--- Start PROVIDED MATERIAL ---

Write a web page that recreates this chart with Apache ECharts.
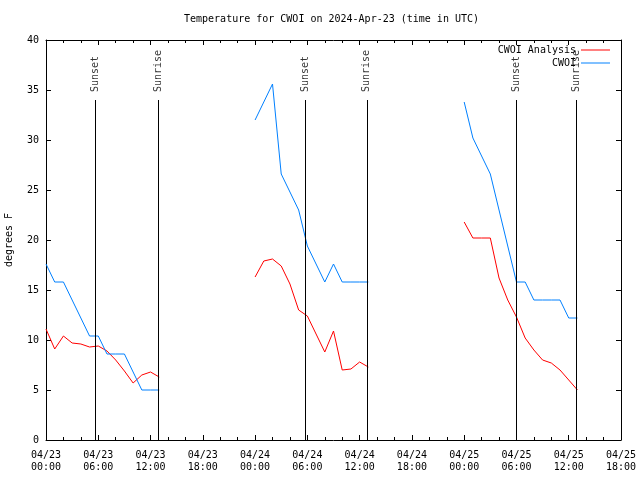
<!DOCTYPE html>
<html>
<head>
<meta charset="utf-8">
<script src="https://cdn.jsdelivr.net/npm/echarts@6/dist/echarts.min.js"></script>
<style>html,body{margin:0;padding:0;background:#fff}#c{width:640px;height:480px}</style>
</head>
<body>
<div id="c"></div>
<script>
// hours since 2024-04-23 00:00 UTC
const hours1 = [0, 1, 2, 3, 4, 5, 6, 7, 8, 9, 10, 11, 12, 13];
const hours2 = [24, 25, 26, 27, 28, 29, 30, 31, 32, 33, 34, 35, 36, 37];
const hours3 = [48, 49, 50, 51, 52, 53, 54, 55, 56, 57, 58, 59, 60, 61];

const analysis1 = [11.1, 9.1, 10.4, 9.7, 9.6, 9.3, 9.4, 8.9, 8.0, 6.9, 5.7, 6.5, 6.8, 6.3];
const analysis2 = [16.3, 17.9, 18.1, 17.4, 15.6, 13.0, 12.4, 10.6, 8.8, 10.9, 7.0, 7.1, 7.8, 7.3];
const analysis3 = [21.8, 20.2, 20.2, 20.2, 16.2, 14.0, 12.3, 10.2, 9.0, 8.0, 7.7, 7.0, 6.0, 5.0];

const obs1 = [17.6, 15.8, 15.8, 14.0, 12.2, 10.4, 10.4, 8.6, 8.6, 8.6, 6.8, 5.0, 5.0, 5.0];
const obs2 = [32.0, 33.8, 35.6, 26.6, 24.8, 23.0, 19.4, 17.6, 15.8, 17.6, 15.8, 15.8, 15.8, 15.8];
const obs3 = [33.8, 30.2, 28.4, 26.6, 23.0, 19.4, 15.8, 15.8, 14.0, 14.0, 14.0, 14.0, 12.2, 12.2];

const sunHours = [5.69, 12.86, 29.80, 36.82, 53.95, 60.85];
const sunNames = ['Sunset', 'Sunrise', 'Sunset', 'Sunrise', 'Sunset', 'Sunrise'];
const sunLineTop = 34;
const sunLabelY = 34.8;

const tickLabels = ['04/23\n00:00', '04/23\n06:00', '04/23\n12:00', '04/23\n18:00',
                    '04/24\n00:00', '04/24\n06:00', '04/24\n12:00', '04/24\n18:00',
                    '04/25\n00:00', '04/25\n06:00', '04/25\n12:00', '04/25\n18:00'];

function buildSeg(hs, vs) {
  const out = [];
  hs.forEach((h, i) => out.push([h, vs[i]]));
  return out;
}
function joinSegs(segs) {
  let out = [];
  segs.forEach((s, i) => {
    if (i > 0) out.push([(s[0][0] + out[out.length - 1][0]) / 2, '-']);
    out = out.concat(s);
  });
  return out;
}
const analysisData = joinSegs([buildSeg(hours1, analysis1), buildSeg(hours2, analysis2), buildSeg(hours3, analysis3)]);
const obsData = joinSegs([buildSeg(hours1, obs1), buildSeg(hours2, obs2), buildSeg(hours3, obs3)]);

const FONT = '"DejaVu Sans Mono", "Liberation Mono", monospace';
const black = '#000';

const chart = echarts.init(document.getElementById('c'), null, {renderer: 'canvas'});
const axisCommonX = {
  type: 'value', min: 0, max: 66, interval: 6,
  axisLine: {show: true, onZero: false, lineStyle: {color: black, width: 1}},
  axisTick: {show: true, inside: true, length: 5, lineStyle: {color: black}},
  minorTick: {show: true, splitNumber: 3, length: 3, lineStyle: {color: black}},
  splitLine: {show: false}, minorSplitLine: {show: false}
};
const axisCommonY = {
  type: 'value', min: 0, max: 40, interval: 5,
  axisLine: {show: true, onZero: false, lineStyle: {color: black, width: 1}},
  axisTick: {show: true, inside: true, length: 5, lineStyle: {color: black}},
  splitLine: {show: false}
};

chart.setOption({
  animation: false,
  backgroundColor: '#fff',
  title: {
    text: 'Temperature for CWOI on 2024-Apr-23 (time in UTC)',
    left: 184, top: 14, padding: 0,
    textStyle: {fontFamily: FONT, fontSize: 10, fontWeight: 'normal', color: black}
  },
  legend: [
    {data: ['CWOI Analysis'], right: 30, top: 45, padding: 0, align: 'right', icon: 'rect',
     itemWidth: 29, itemHeight: 1, selectedMode: false,
     textStyle: {fontFamily: FONT, fontSize: 10, color: black}},
    {data: ['CWOI'], right: 30, top: 58, padding: 0, align: 'right', icon: 'rect',
     itemWidth: 29, itemHeight: 1, selectedMode: false,
     textStyle: {fontFamily: FONT, fontSize: 10, color: black}}
  ],
  grid: {left: 46, right: 19, top: 40, bottom: 40, containLabel: false, outerBoundsMode: 'none'},
  xAxis: [
    Object.assign({}, axisCommonX, {
      position: 'bottom',
      axisLabel: {
        show: true, margin: 9, fontFamily: FONT, fontSize: 10, color: black, lineHeight: 12,
        formatter: v => (v % 6 === 0 ? tickLabels[v / 6] : '')
      }
    }),
    Object.assign({}, axisCommonX, {position: 'top', axisLabel: {show: false}})
  ],
  yAxis: [
    Object.assign({}, axisCommonY, {
      position: 'left',
      name: 'degrees F', nameLocation: 'middle', nameGap: 32, nameRotate: 90,
      nameTextStyle: {fontFamily: FONT, fontSize: 10, color: black},
      axisLabel: {show: true, margin: 7, fontFamily: FONT, fontSize: 10, color: black}
    }),
    Object.assign({}, axisCommonY, {position: 'right', axisLabel: {show: false}})
  ],
  series: [
    {
      name: 'CWOI Analysis', type: 'line', data: analysisData, showSymbol: false, symbol: 'none',
      connectNulls: false, color: '#ff0000', lineStyle: {color: '#ff0000', width: 1}, z: 3
    },
    {
      name: 'CWOI', type: 'line', data: obsData, showSymbol: false, symbol: 'none',
      connectNulls: false, color: '#0080ff', lineStyle: {color: '#0080ff', width: 1}, z: 3
    },
    {
      name: 'sunlines', type: 'line', data: [], silent: true,
      markLine: {
        silent: true, symbol: ['none', 'none'], animation: false,
        label: {show: false},
        lineStyle: {color: black, width: 1, type: 'solid'},
        data: sunHours.map(h => [{coord: [h, 0]}, {coord: [h, sunLineTop]}])
      }
    },
    {
      name: 'sunlabels', type: 'scatter', symbolSize: 0, silent: true,
      data: sunHours.map((h, i) => ({value: [h, sunLabelY], name: sunNames[i]})),
      label: {
        show: true, formatter: p => p.name, position: [0, 0], rotate: 90,
        align: 'left', verticalAlign: 'middle',
        fontFamily: FONT, fontSize: 10, color: black
      }
    }
  ]
});
</script>
</body>
</html>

--- End PROVIDED MATERIAL ---

TASK DIRECTIONS:
Go through the listing above and write it out again exactly, dropping the pictures.

RESULT BELOW:
Write a web page that recreates this chart with Apache ECharts.
<!DOCTYPE html>
<html>
<head>
<meta charset="utf-8">
<script src="https://cdn.jsdelivr.net/npm/echarts@6/dist/echarts.min.js"></script>
<style>html,body{margin:0;padding:0;background:#fff}#c{width:640px;height:480px}</style>
</head>
<body>
<div id="c"></div>
<script>
// hours since 2024-04-23 00:00 UTC
const hours1 = [0, 1, 2, 3, 4, 5, 6, 7, 8, 9, 10, 11, 12, 13];
const hours2 = [24, 25, 26, 27, 28, 29, 30, 31, 32, 33, 34, 35, 36, 37];
const hours3 = [48, 49, 50, 51, 52, 53, 54, 55, 56, 57, 58, 59, 60, 61];

const analysis1 = [11.1, 9.1, 10.4, 9.7, 9.6, 9.3, 9.4, 8.9, 8.0, 6.9, 5.7, 6.5, 6.8, 6.3];
const analysis2 = [16.3, 17.9, 18.1, 17.4, 15.6, 13.0, 12.4, 10.6, 8.8, 10.9, 7.0, 7.1, 7.8, 7.3];
const analysis3 = [21.8, 20.2, 20.2, 20.2, 16.2, 14.0, 12.3, 10.2, 9.0, 8.0, 7.7, 7.0, 6.0, 5.0];

const obs1 = [17.6, 15.8, 15.8, 14.0, 12.2, 10.4, 10.4, 8.6, 8.6, 8.6, 6.8, 5.0, 5.0, 5.0];
const obs2 = [32.0, 33.8, 35.6, 26.6, 24.8, 23.0, 19.4, 17.6, 15.8, 17.6, 15.8, 15.8, 15.8, 15.8];
const obs3 = [33.8, 30.2, 28.4, 26.6, 23.0, 19.4, 15.8, 15.8, 14.0, 14.0, 14.0, 14.0, 12.2, 12.2];

const sunHours = [5.69, 12.86, 29.80, 36.82, 53.95, 60.85];
const sunNames = ['Sunset', 'Sunrise', 'Sunset', 'Sunrise', 'Sunset', 'Sunrise'];
const sunLineTop = 34;
const sunLabelY = 34.8;

const tickLabels = ['04/23\n00:00', '04/23\n06:00', '04/23\n12:00', '04/23\n18:00',
                    '04/24\n00:00', '04/24\n06:00', '04/24\n12:00', '04/24\n18:00',
                    '04/25\n00:00', '04/25\n06:00', '04/25\n12:00', '04/25\n18:00'];

function buildSeg(hs, vs) {
  const out = [];
  hs.forEach((h, i) => out.push([h, vs[i]]));
  return out;
}
function joinSegs(segs) {
  let out = [];
  segs.forEach((s, i) => {
    if (i > 0) out.push([(s[0][0] + out[out.length - 1][0]) / 2, '-']);
    out = out.concat(s);
  });
  return out;
}
const analysisData = joinSegs([buildSeg(hours1, analysis1), buildSeg(hours2, analysis2), buildSeg(hours3, analysis3)]);
const obsData = joinSegs([buildSeg(hours1, obs1), buildSeg(hours2, obs2), buildSeg(hours3, obs3)]);

const FONT = '"DejaVu Sans Mono", "Liberation Mono", monospace';
const black = '#000';

const chart = echarts.init(document.getElementById('c'), null, {renderer: 'canvas'});
const axisCommonX = {
  type: 'value', min: 0, max: 66, interval: 6,
  axisLine: {show: true, onZero: false, lineStyle: {color: black, width: 1}},
  axisTick: {show: true, inside: true, length: 5, lineStyle: {color: black}},
  minorTick: {show: true, splitNumber: 3, length: 3, lineStyle: {color: black}},
  splitLine: {show: false}, minorSplitLine: {show: false}
};
const axisCommonY = {
  type: 'value', min: 0, max: 40, interval: 5,
  axisLine: {show: true, onZero: false, lineStyle: {color: black, width: 1}},
  axisTick: {show: true, inside: true, length: 5, lineStyle: {color: black}},
  splitLine: {show: false}
};

chart.setOption({
  animation: false,
  backgroundColor: '#fff',
  title: {
    text: 'Temperature for CWOI on 2024-Apr-23 (time in UTC)',
    left: 184, top: 14, padding: 0,
    textStyle: {fontFamily: FONT, fontSize: 10, fontWeight: 'normal', color: black}
  },
  legend: [
    {data: ['CWOI Analysis'], right: 30, top: 45, padding: 0, align: 'right', icon: 'rect',
     itemWidth: 29, itemHeight: 1, selectedMode: false,
     textStyle: {fontFamily: FONT, fontSize: 10, color: black}},
    {data: ['CWOI'], right: 30, top: 58, padding: 0, align: 'right', icon: 'rect',
     itemWidth: 29, itemHeight: 1, selectedMode: false,
     textStyle: {fontFamily: FONT, fontSize: 10, color: black}}
  ],
  grid: {left: 46, right: 19, top: 40, bottom: 40, containLabel: false, outerBoundsMode: 'none'},
  xAxis: [
    Object.assign({}, axisCommonX, {
      position: 'bottom',
      axisLabel: {
        show: true, margin: 9, fontFamily: FONT, fontSize: 10, color: black, lineHeight: 12,
        formatter: v => (v % 6 === 0 ? tickLabels[v / 6] : '')
      }
    }),
    Object.assign({}, axisCommonX, {position: 'top', axisLabel: {show: false}})
  ],
  yAxis: [
    Object.assign({}, axisCommonY, {
      position: 'left',
      name: 'degrees F', nameLocation: 'middle', nameGap: 32, nameRotate: 90,
      nameTextStyle: {fontFamily: FONT, fontSize: 10, color: black},
      axisLabel: {show: true, margin: 7, fontFamily: FONT, fontSize: 10, color: black}
    }),
    Object.assign({}, axisCommonY, {position: 'right', axisLabel: {show: false}})
  ],
  series: [
    {
      name: 'CWOI Analysis', type: 'line', data: analysisData, showSymbol: false, symbol: 'none',
      connectNulls: false, color: '#ff0000', lineStyle: {color: '#ff0000', width: 1}, z: 3
    },
    {
      name: 'CWOI', type: 'line', data: obsData, showSymbol: false, symbol: 'none',
      connectNulls: false, color: '#0080ff', lineStyle: {color: '#0080ff', width: 1}, z: 3
    },
    {
      name: 'sunlines', type: 'line', data: [], silent: true,
      markLine: {
        silent: true, symbol: ['none', 'none'], animation: false,
        label: {show: false},
        lineStyle: {color: black, width: 1, type: 'solid'},
        data: sunHours.map(h => [{coord: [h, 0]}, {coord: [h, sunLineTop]}])
      }
    },
    {
      name: 'sunlabels', type: 'scatter', symbolSize: 0, silent: true,
      data: sunHours.map((h, i) => ({value: [h, sunLabelY], name: sunNames[i]})),
      label: {
        show: true, formatter: p => p.name, position: [0, 0], rotate: 90,
        align: 'left', verticalAlign: 'middle',
        fontFamily: FONT, fontSize: 10, color: black
      }
    }
  ]
});
</script>
</body>
</html>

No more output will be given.